Shop Cooling Options
Advice on space conditioning for a shop in a hot climate, touching on "swamp coolers" and on creating cool zones. June 15, 2014
Question (WOODWEB Member) :
I am considering the purchase of a fan type shop cooler called Port A Cool. This is a large fan in front of a water drip radiator. My shop is in Texas and things can get brutally hot. Air conditioning would be obscenely expensive in a 4000 square foot building with 20' ceiling height. My concern with the cooler is too much moisture in the air creating problems with products. Does anyone have any experience with this type of thing? The shop produces furniture and interior millwork including veneered paneling.
Forum Responses
(Dust Collection and Safety Equipment Forum)
From Contributor O:
I believe those items are also called swamp coolers since they cool by adding humidity to the air. They are effective only in very dry environments - maybe West Texas, but not East Texas. If there is humidity with heat, then you first want to limit the humidity to around 35% tops and then cool from there. Good air conditioning will do both, but you noted the expense. Keeping windows and doors closed sounds barbaric, but it is one way to keep out/limit the humidity. Use of fans to keep the dryer air moving will help with comfort.
From contributor U:
I appreciate the concern of cooling a large building. We actually installed a drop type ceiling made of waferboard in one building. We believed the cost would be offset by a lower electrical bill and we were right. It helped with the heating too.
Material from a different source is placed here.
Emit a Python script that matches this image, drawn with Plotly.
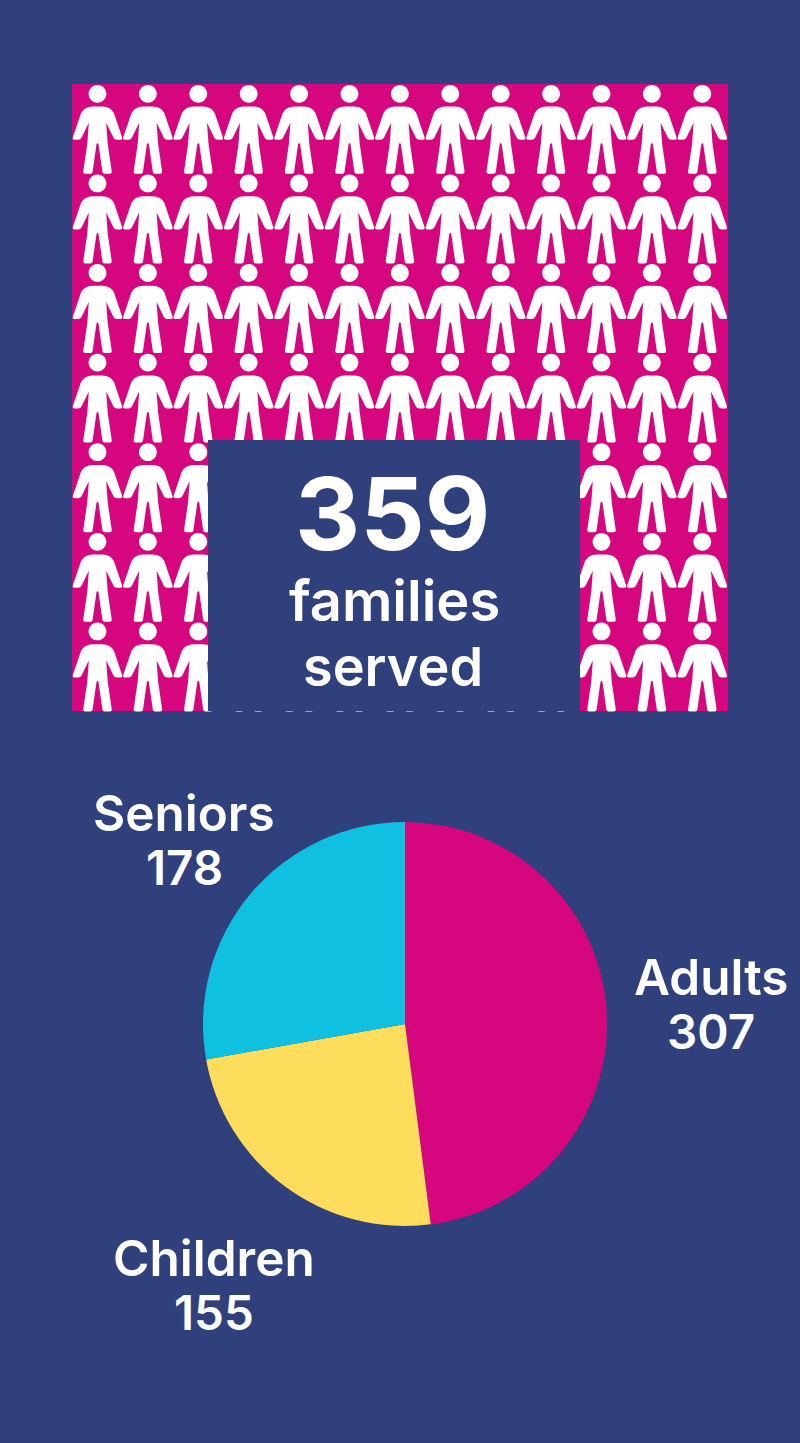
import plotly.graph_objects as go

# Data
categories = ["Adults", "Children", "Seniors"]
values = [307, 155, 178]
pie_colors = ["#D6067F", "#FFDD5C", "#0FC0E0"]
headline_value = "359"
headline_lines = ["families", "served"]
people_columns = 13
people_rows = 7

NAVY = "#30407C"
PINK = "#D6067F"
FONT = "Inter"

# Pixel-space layout of the pictogram
W, H = 800, 1443
x0, y0 = 97.5, 93.8
dx, dy = 50.4, 89.6


def person_path(cx, cy):
    def p(x, y):
        return f"{cx + x:.2f},{cy + y:.2f}"
    r, k = 8.9, 4.9
    head = (
        f"M{p(-r, 0)} C{p(-r, -k)} {p(-k, -r)} {p(0, -r)} C{p(k, -r)} {p(r, -k)} {p(r, 0)} "
        f"C{p(r, k)} {p(k, r)} {p(0, r)} C{p(-k, r)} {p(-r, k)} {p(-r, 0)} Z"
    )
    right = [
        ("L", (5, 12.8)), ("Q", (13, 12.8), (16.5, 19.5)), ("L", (24.6, 43.5)), ("Q", (25.3, 46), (23, 46)),
        ("L", (19.5, 46)), ("Q", (17, 46), (16, 44)), ("L", (8.7, 29)), ("L", (10.2, 50)),
        ("L", (14.2, 77.5)), ("Q", (14.5, 80), (12.3, 80)), ("L", (7, 80)), ("Q", (5.2, 80), (4.9, 78)),
        ("L", (1, 50.5)), ("Q", (0, 49), (0, 49)),
    ]
    body = "M" + p(0, 12.8)
    for seg in right:
        body += " " + seg[0] + " ".join(p(*q) for q in seg[1:])
    pts = [(0, 12.8)]
    for seg in right:
        pts.append(seg[-1])
    for i in range(len(right) - 1, -1, -1):
        seg = right[i]
        prev = pts[i]
        if seg[0] == "L":
            body += " L" + p(-prev[0], prev[1])
        else:
            c = seg[1]
            body += " Q" + p(-c[0], c[1]) + " " + p(-prev[0], prev[1])
    return head + " " + body + " Z"


shapes = [dict(type="rect", xref="x", yref="y", x0=72, x1=728, y0=84, y1=711,
               fillcolor=PINK, line_width=0, layer="below")]
for row in range(people_rows):
    for col in range(people_columns):
        shapes.append(dict(type="path", xref="x", yref="y",
                           path=person_path(x0 + col * dx, y0 + row * dy),
                           fillcolor="white", line_width=0, layer="above"))
shapes.append(dict(type="rect", xref="x", yref="y", x0=208, x1=580, y0=440, y1=711,
                   fillcolor=NAVY, line_width=0, layer="above"))


def text(x, y, s, size, weight=600):
    return dict(x=x / W, y=1 - y / H, xref="paper", yref="paper", text=s, showarrow=False,
                xanchor="center", yanchor="middle", align="center",
                font=dict(family=FONT, size=size, color="white", weight=weight))


label_pos = {"Adults": (711, 1004), "Children": (214, 1285), "Seniors": (184, 840)}
annotations = [
    text(392, 513, headline_value, 101, 700),
    text(394, 601, headline_lines[0], 56),
    text(393, 666, headline_lines[1], 54),
]
for c, v in zip(categories, values):
    lx, ly = label_pos[c]
    annotations.append(text(lx, ly - 27, c, 49.5))
    annotations.append(text(lx, ly + 27, str(v), 47.5))

fig = go.Figure()
fig.add_trace(go.Pie(
    labels=categories, values=values, sort=False, direction="clockwise", rotation=0,
    marker=dict(colors=pie_colors, line=dict(width=0)),
    textinfo="none", hoverinfo="label+value", showlegend=False,
    domain=dict(x=[203 / W, 607 / W], y=[1 - 1226 / H, 1 - 822 / H]),
))
fig.update_layout(
    width=W, height=H, margin=dict(l=0, r=0, t=0, b=0),
    paper_bgcolor=NAVY, plot_bgcolor=NAVY, showlegend=False,
    xaxis=dict(range=[0, W], visible=False, fixedrange=True),
    yaxis=dict(range=[H, 0], visible=False, fixedrange=True),
    shapes=shapes, annotations=annotations,
)
fig.write_html("out.html", config={"displayModeBar": False},
               post_script="document.body.style.margin='0';document.documentElement.style.overflow='hidden';document.body.style.background='" + NAVY + "';")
Another thing we did was to put up several drywall partitions and created designated areas that would be cooled. Where we were doing certain functions, or where we were only working a couple of hours a day was left out of the cooling and heating. The big bonus was by our workers getting a least a partial break from the heat for even a few hours, it really helped our productivity. Our current shop is air conditioned 80%, it is one of those things you wish you had done earlier. We did run swamp coolers in one of our previous shops, but only in certain parts of our shop. We also used enough regular fans to move the air through the building that we never noticed any problems associated with the humidity concerns. Depending on how your building is set up, maybe you could do this in certain places. From the fans you describe, I believe the cooling mist effect is only going to be in close proximity to the fan.